Detection of Peri-Synaptic Amyloid-β Pyroglutamate Aggregates in Early Stages of Alzheimer's Disease and in AβPP Transgenic Mice Using a Novel Monoclonal AntibodyMandler, Markus ; Rockenstein, Edward ; Ubhi, Kiren ; Hansen, Lawrence ; Adame, Anthony ; Michael, Sarah ; Galasko, Douglas ; Santic, Radmila ; Mattner, Frank ; Masliah, Eliezer
doi: 10.3233/JAD-2011-111208pmid: 22064070
The neurodegenerative pathology in patients with Alzheimer's disease (AD) has been associated with the progressive accumulation of aggregated and post-translationally modified amyloid-β (Aβ) species.
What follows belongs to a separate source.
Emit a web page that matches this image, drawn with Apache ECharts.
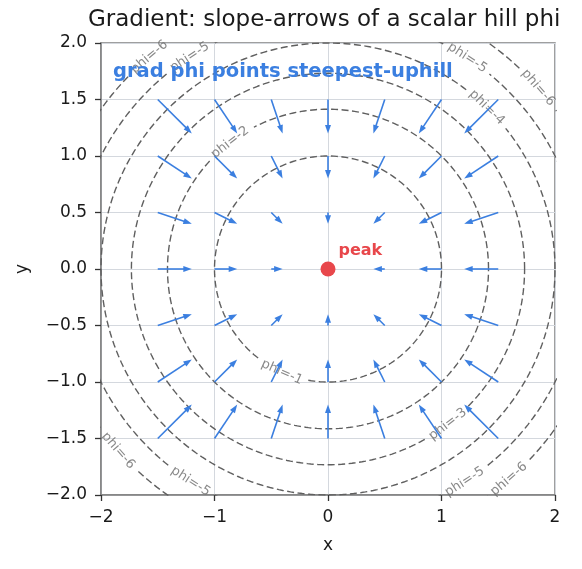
<!DOCTYPE html>
<html>
<head>
<meta charset="utf-8">
<script src="https://cdn.jsdelivr.net/npm/echarts@6/dist/echarts.min.js"></script>
<style>
  html, body { margin: 0; padding: 0; background: #fff; }
  #chart { width: 582px; height: 569px; }
</style>
</head>
<body>
<div id="chart"></div>
<script>
// grid of arrow tails and the slope (per column / per row)
var gridX = [-1.5, -1, -0.5, 0, 0.5, 1, 1.5];
var gridY = [-1.5, -1, -0.5, 0, 0.5, 1, 1.5];
var gradX = [3, 2, 1, 0, -1, -2, -3];
var gradY = [3, 2, 1, 0, -1, -2, -3];
var arrowScale = 0.1;

// contour levels of phi, and where the inline labels sit (level, angle in degrees)
var levels = [-1, -2, -3, -4, -5, -6];
var labelLevels = [-1, -2, -3, -4, -5, -5, -5, -5, -6, -6, -6, -6];
var labelAngles = [246, 127.6, -52.4, 45.6, 123, 56.7, -122.8, -57.4, 130, 40.9, -139, -49.4];

var peak = [0, 0];

var FONT = "DejaVu Sans";
var BLUE = "#3b7fe0";
var RED = "#e8474b";
var GREY = "#5f5f5f";

var chartDom = document.getElementById("chart");
var myChart = echarts.init(chartDom);

// arrows
var arrowData = [];
gridX.forEach(function (x, i) {
  gridY.forEach(function (y, j) {
    if (gradX[i] === 0 && gradY[j] === 0) return;
    arrowData.push([x, y, gradX[i] * arrowScale, gradY[j] * arrowScale]);
  });
});

function renderArrow(params, api) {
  var x = api.value(0), y = api.value(1), u = api.value(2), v = api.value(3);
  var p0 = api.coord([x, y]);
  var p1 = api.coord([x + u, y + v]);
  var dx = p1[0] - p0[0], dy = p1[1] - p0[1];
  var len = Math.sqrt(dx * dx + dy * dy);
  var ux = dx / len, uy = dy / len;
  var headLen = Math.min(8.5, len * 0.75);
  var hw = 3;
  var bx = p1[0] - ux * headLen, by = p1[1] - uy * headLen;
  return {
    type: "group",
    children: [
      {
        type: "line",
        shape: { x1: p0[0], y1: p0[1], x2: bx + ux, y2: by + uy },
        style: { stroke: BLUE, lineWidth: 1.6 }
      },
      {
        type: "polygon",
        shape: { points: [[p1[0], p1[1]], [bx - uy * hw, by + ux * hw], [bx + uy * hw, by - ux * hw]] },
        style: { fill: BLUE }
      }
    ]
  };
}

// contour lines with gaps where the labels go
var contourSeries = levels.map(function (lv) {
  var r = Math.sqrt(-lv);
  var gaps = [];
  labelLevels.forEach(function (l, k) { if (l === lv) gaps.push(labelAngles[k]); });
  var halfGap = (27 / (r * 113.5)) * 180 / Math.PI;
  var pts = [];
  for (var a = 0; a <= 360; a += 0.5) {
    var inGap = gaps.some(function (g) {
      var d = Math.abs(((a - g) % 360 + 540) % 360 - 180);
      return d < halfGap;
    });
    if (inGap) { pts.push(["-", "-"]); continue; }
    var t = a * Math.PI / 180;
    pts.push([r * Math.cos(t), r * Math.sin(t)]);
  }
  return {
    type: "line",
    data: pts,
    symbol: "none",
    silent: true,
    clip: true,
    lineStyle: { color: GREY, width: 1.4, type: [7, 3.5] },
    z: 2
  };
});

// contour labels
var labelData = labelLevels.map(function (lv, k) {
  var r = Math.sqrt(-lv);
  var t = labelAngles[k] * Math.PI / 180;
  var rot = labelAngles[k] + 90;
  while (rot > 90) rot -= 180;
  while (rot <= -90) rot += 180;
  return {
    value: [r * Math.cos(t), r * Math.sin(t)],
    label: { rotate: rot, formatter: "phi=" + lv }
  };
});

var option = {
  animation: false,
  title: [
    {
      text: "Gradient: slope-arrows of a scalar hill phi",
      left: 88,
      top: 9,
      padding: 0,
      textStyle: { fontFamily: FONT, fontSize: 23, fontWeight: "normal", color: "#1a1a1a" }
    },
    {
      text: "grad phi points steepest-uphill",
      left: 113,
      top: 62,
      padding: 0,
      textStyle: { fontFamily: FONT, fontSize: 19.5, fontWeight: "bold", color: BLUE }
    }
  ],
  grid: {
    left: 101, right: 27, top: 43, bottom: 74,
    show: true, borderColor: "#808080", borderWidth: 1.5, backgroundColor: "#fff"
  },
  xAxis: {
    type: "value",
    min: -2, max: 2, interval: 1,
    name: "x", nameLocation: "middle", nameGap: 42,
    nameTextStyle: { fontFamily: FONT, fontSize: 17, color: "#1a1a1a" },
    axisLine: { show: true, onZero: false, lineStyle: { color: "#808080", width: 1.5 } },
    axisTick: { show: true, length: 6, lineStyle: { color: "#333", width: 1.3 } },
    axisLabel: {
      fontFamily: FONT, fontSize: 17, color: "#1a1a1a", margin: 14,
      formatter: function (v) { return String(v).replace("-", "\u2212"); }
    },
    splitLine: { show: true, lineStyle: { color: "#d4d8de", width: 1 } }
  },
  yAxis: {
    type: "value",
    min: -2, max: 2, interval: 0.5,
    name: "y", nameLocation: "middle", nameGap: 70,
    nameTextStyle: { fontFamily: FONT, fontSize: 17, color: "#1a1a1a" },
    axisLine: { show: true, onZero: false, lineStyle: { color: "#808080", width: 1.5 } },
    axisTick: { show: true, length: 6, lineStyle: { color: "#333", width: 1.3 } },
    axisLabel: {
      fontFamily: FONT, fontSize: 17, color: "#1a1a1a", margin: 14,
      formatter: function (v) { return v.toFixed(1).replace("-", "\u2212"); }
    },
    splitLine: { show: true, lineStyle: { color: "#d4d8de", width: 1 } }
  },
  series: contourSeries.concat([
    {
      type: "scatter",
      data: labelData,
      symbolSize: 0,
      itemStyle: { color: "rgba(0,0,0,0)" },
      silent: true,
      z: 3,
      label: {
        show: true,
        position: "inside",
        fontFamily: FONT,
        fontSize: 13,
        color: "#6a6a6a"
      }
    },
    {
      type: "custom",
      data: arrowData,
      renderItem: renderArrow,
      silent: true,
      z: 4
    },
    {
      type: "scatter",
      data: [peak],
      symbolSize: 15,
      itemStyle: { color: RED, opacity: 1 },
      z: 5,
      label: {
        show: true,
        formatter: "peak",
        position: "right",
        offset: [-2, -18],
        fontFamily: FONT,
        fontSize: 16,
        fontWeight: "bold",
        color: RED
      }
    }
  ])
};

option && myChart.setOption(option);
</script>
</body>
</html>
Among them, recent studies indicate that the pyroglutamate modification of Aβ (pE(3)Aβ) catalyzed by glutaminyl cyclase might play an important role in the pathogenesis of AD. Although the effects of the pyroglutamate modification on Aβ aggregation and toxicity have been investigated, less is known about the distribution of pE(3)Aβ across the spectrum of AD and in the brains of amyloid-β protein precursor (AβPP) transgenic (tg) animals. For this purpose, we generated a novel monoclonal antibody (denominated D129) that specifically recognizes pE(3)Aβ and characterized the patterns of distribution in the postmortem brain samples from AD patients divided by disease stage (Braak stage) and in AβPP tg mice. We found that in early stages of AD and young AβPP tg mice pE(3)Aβ was found in discrete linear and granular aggregates in the neuropil that co-localized with the pre-synaptic protein synaptophysin and was in close opposition to dendrites labeled with MAP2. In later stages of AD and in older AβPP tg mice, pE(3)Aβ was abundant in diffuse and mature plaques. In conclusion, this study suggests that peri-synaptic accumulation of pE(3)Aβ might contribute to early cognitive dysfunction in AD.